Cette crise aura été indiscutablement l’occasion d’une leçon de prudence et de sérieux. D’humilité aussi. On peut espérer que les entreprises évoluent vers davantage d’anticipation aux risques majeurs, qu'elles montrent davantage de prudence vis-à-vis d'une mondialisation excessive. Mais la vérité, c’est que nul ne peut prévoir les prochaines crises, qui n’auront peut-être rien à voir avec celle-ci.

Pensez-vous qu’un nouveau leadership émergera de cette crise ?

Je pense que le leadership doit être entendu comme l’activité qui consiste à favoriser l’action collective (et de préférence, durable et responsable) et pas seulement comme la capacité à influencer. De ce point de vue-là, je vois mal comment cette crise pourrait nous ramener à une conception hyper individualiste et égocentrée du leadership – ou alors, on n’aurait vraiment rien compris.

Cette crise peut être aussi l’occasion de réhabiliter une forme de sagesse, tout simplement. Dans l’univers du management, la sagesse a toujours été un peu suspecte : on a tendance à l’envisager comme un frein au progrès, à l’avancée perpétuelle inhérente à la culture de l’entreprise. La sagesse pourrait y être perçue comme un vecteur d’immobilisme ou de conservatisme. Je crois le contraire.
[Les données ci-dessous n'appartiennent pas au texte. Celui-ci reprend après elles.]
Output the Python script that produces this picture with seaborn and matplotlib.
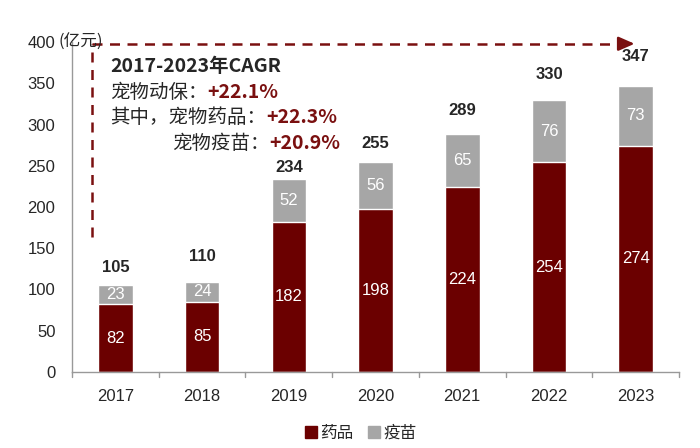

Si changement de paradigme il doit y avoir, il doit se faire vers une nouvelle acception, une nouvelle compréhension de ce qu’est la réussite, de ce qu’est la prospérité. Et que cette prospérité et cette réussite doivent être inclusives. J’espère oui, que cette crise sera l’occasion de poser une question autour de la sagesse, c’est en tout cas ma sensibilité.